When we were teens, many of us were concerned with where we stood with our peers...With our newfound sexual yearnings, many of us had the developmentally appropriate wish to...be adored...As we aged, we made peace with these needs as we shaped our identities, found groups to include us, found significant others to love us...The wish to belong, the yearning to be admired, the need to feel loved are frequently revived by our...patients who live these issues passionately every day...To borrow a phrase, "We have met the adolescent, and he is us." If one accepts this notion of an inherent over-identification with our adolescent patients, then the countertransference wish to rescue them is...comprehensible. It is something like the Golden Rule of Countertransference: Rescue others as you would have liked to be rescued yourself.

Certainly, the rescue pattern plays a part in my life. My recurring dream has been described best by J.D. Salinger in The Catcher in the Rye when he wrote about Holden's fantasy preoccupation:

I keep picturing all these little kids playing some game in this big field of rye and all. Thousands of little kids, and nobody's around-nobody big, I mean-except me. And I'm standing on the edge of some crazy cliff. What I have to do. I have to catch everybody if they start to go over the cliff-I mean if they're running and they don't look where they're going. I have to come out from somewhere and catch them. That's all I'd do all day. I'd just be the catcher in the rye and all. I know it's crazy, but that's the only thing I'd really like to be.

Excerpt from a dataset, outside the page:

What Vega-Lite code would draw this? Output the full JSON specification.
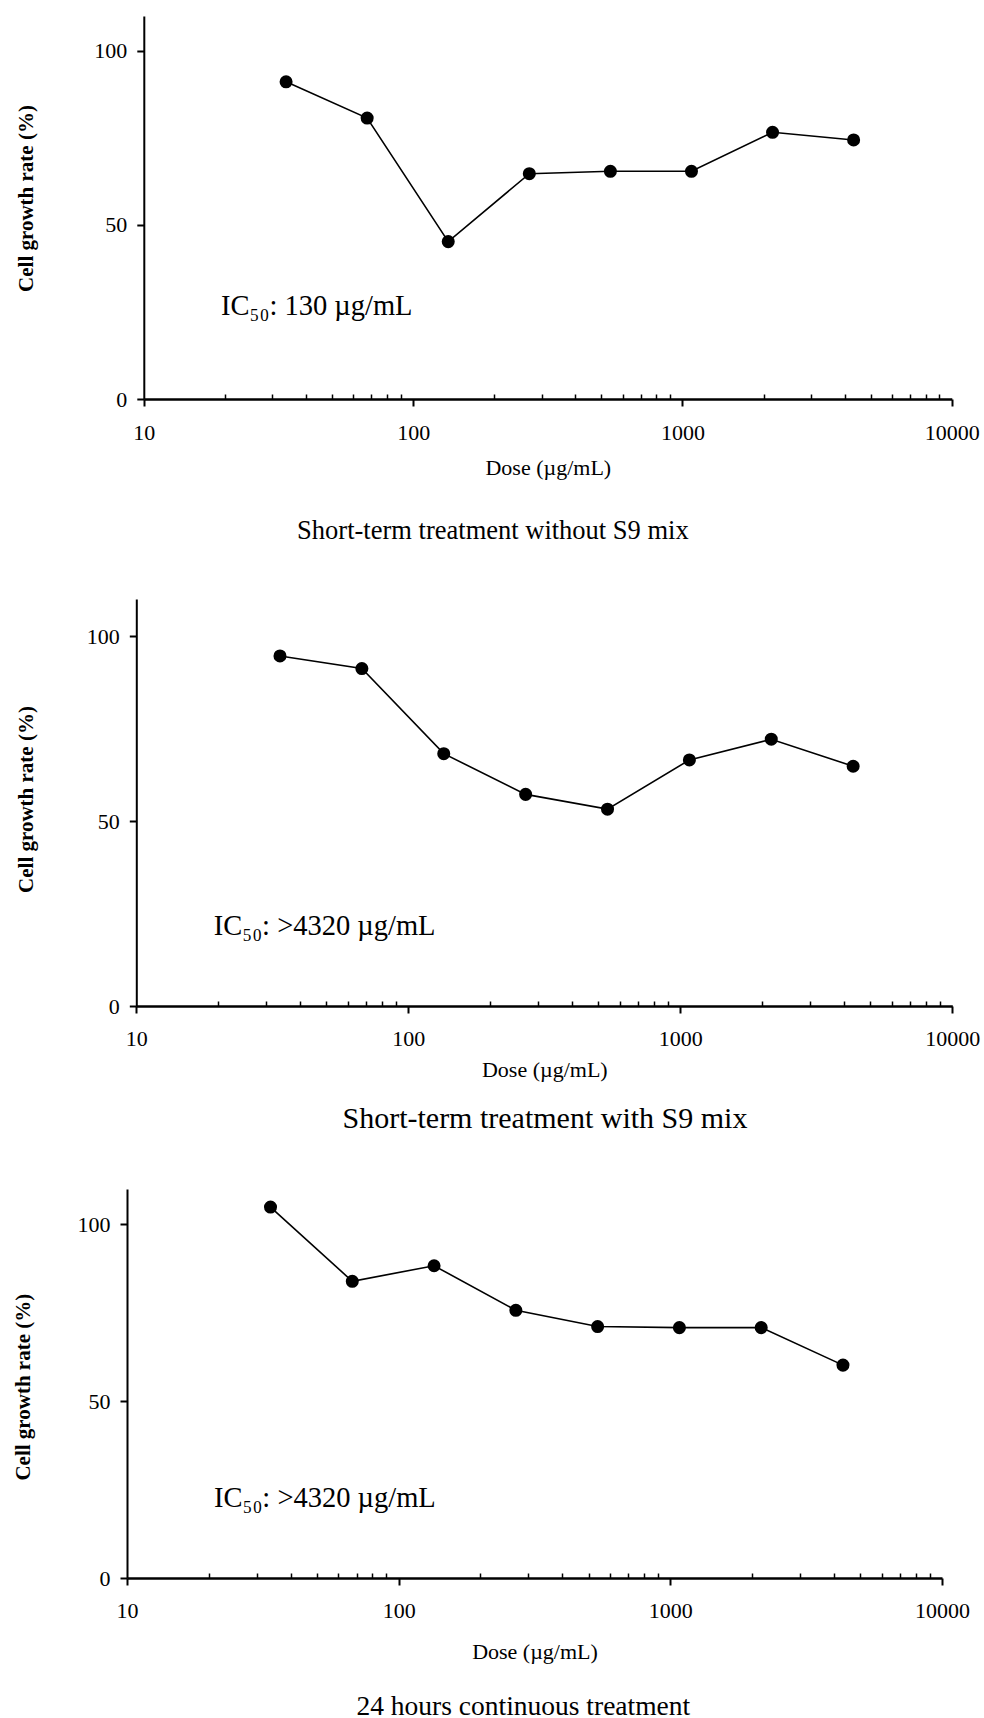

For me, the clinical challenge is to prevent the adolescent from falling over the "crazy cliff" that symbolizes destruction and death. I dread thinking about those who committed suicide or were murdered. It has proven beneficial, in retrospect, because I have the courage and resilience to examine what I could have done differently. I have strength to remain involved with those self-destructive, drug-dependent adolescents with whom I struggle to help to survive.

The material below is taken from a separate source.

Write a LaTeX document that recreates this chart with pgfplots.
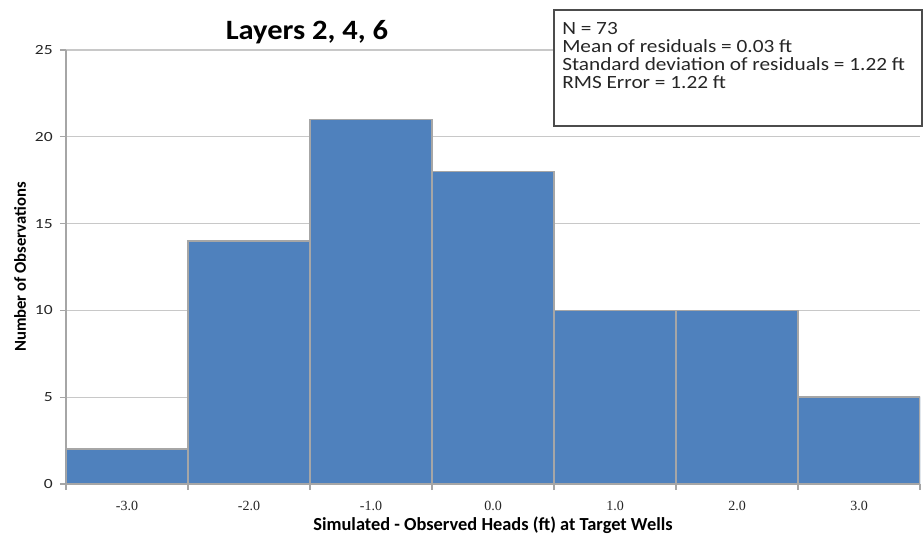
\documentclass[border=0pt]{standalone}
\usepackage{fontspec}
\setmainfont{Carlito}
\newfontfamily\seriffont{Liberation Serif}
\usepackage{graphicx}
\usepackage{pgfplots}
\pgfplotsset{compat=1.18}
\definecolor{barblue}{HTML}{4F81BD}
\definecolor{baredge}{HTML}{A6A6A6}
\definecolor{gridgray}{HTML}{C8C8C8}
\begin{document}
\begin{tikzpicture}
\path[use as bounding box] (-49.5pt,-39pt) rectangle (642.75pt,363pt);
\begin{axis}[
  scale only axis, width=640.5pt, height=325.5pt,
  xmin=-3.5, xmax=3.5, ymin=0, ymax=25,
  axis lines*=left,
  axis line style={draw=baredge, line width=0.9pt},
  ytick={0,5,...,25},
  ymajorgrids,
  grid style={draw=gridgray, line width=0.9pt},
  xtick={-3.5,-2.5,...,3.5}, xticklabels={},
  extra x ticks={-3,-2,...,3},
  extra x tick labels={-3.0,-2.0,-1.0,0.0,1.0,2.0,3.0},
  extra x tick style={major tick length=0pt, grid=none},
  tick align=outside,
  major tick length=4.5pt,
  tick style={draw=baredge, line width=0.8pt},
  /pgf/number format/assume math mode=true,
  yticklabel={\scalebox{1.25}[1]{\pgfmathprintnumber{\tick}}},
  yticklabel style={font=\fontsize{10.5}{12}\selectfont, text=black!85, xshift=-2pt},
  xticklabel style={font=\seriffont\fontsize{10.5}{12}\selectfont, text=black!85, yshift=-9.5pt},
  every axis y label/.style={at={(axis description cs:-0.0539,0.5)}, rotate=90, anchor=center, font=\bfseries\fontsize{12.5}{14}\selectfont},
  every axis x label/.style={at={(axis description cs:0.5,-0.095)}, anchor=center, font=\bfseries\fontsize{13.8}{15}\selectfont},
  ylabel={Number of Observations},
  xlabel={Simulated - Observed Heads (ft) at Target Wells},
]
\addplot[ybar interval, fill=barblue, draw=baredge, line width=1.2pt]
  coordinates {(-3.5,2) (-2.5,14) (-1.5,21) (-0.5,18) (0.5,10) (1.5,10) (2.5,5) (3.5,5)};
\end{axis}
\node[font=\bfseries\fontsize{21}{24}\selectfont] at (180.75pt,339pt) {\scalebox{1.09}[1]{Layers 2, 4, 6}};
\draw[draw=black!70, line width=1pt, fill=white] (366pt,268.5pt) rectangle (642pt,355.5pt);
\begin{scope}[every node/.style={anchor=base west, inner sep=0pt, font=\fontsize{14}{16}\selectfont, text=black!85}]
\node at (372pt,336.75pt) {\scalebox{1.14}[1]{N = 73}};
\node at (372pt,323.25pt) {\scalebox{1.14}[1]{Mean of residuals = 0.03 ft}};
\node at (372pt,309.75pt) {\scalebox{1.14}[1]{Standard deviation of residuals = 1.22 ft}};
\node at (372pt,296.25pt) {\scalebox{1.14}[1]{RMS Error = 1.22 ft}};
\end{scope}
\end{tikzpicture}
\end{document}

Psychotherapists who do not dream about rescue fantasies need to disqualify themselves from working with gifted, suicidal, drug-dependent adolescents because, without heroic therapeutic intervention, the probability of injury and death is increased significantly with intervention.

 

The Adolescent and Self-Respect


There can be no finer reward than trying to help an adolescent reclaim his or her life by regaining self-respect, a primary psychotherapeutic goal. Bratter and others (1995) describe a therapeutic definition of self-respect which stresses: the concept of choice based on humanistic values that include concern for others and a sense of social responsibility, honesty and the integrity to be assertive. The adolescent needs to behave in a congruent way to achieve immediate to long-term personal-professional goals without depriving others of their rights.

 

Saying Good-Bye


Perhaps one of the most crucial developmental tasks of self-respect is to help the adolescent terminate the bonds of dependency and become autonomous. "Setting free" means free to terminate the treatment relationship with no pressure either to return or to be grateful. Saying good-bye can be liberating, but the adolescent retains the option to correspond or communicate periodically. This can be encouraged provided it primarily satisfies the needs of the adolescent, not those of the therapist.

The termination is similar to all treatment relationships with adolescents. Should the psychotherapist encounter difficulty or feel entitled to continue the relationship, this needs to be resolved because it signals a countertransference problem exists. The adolescent does not owe the psychotherapist anything.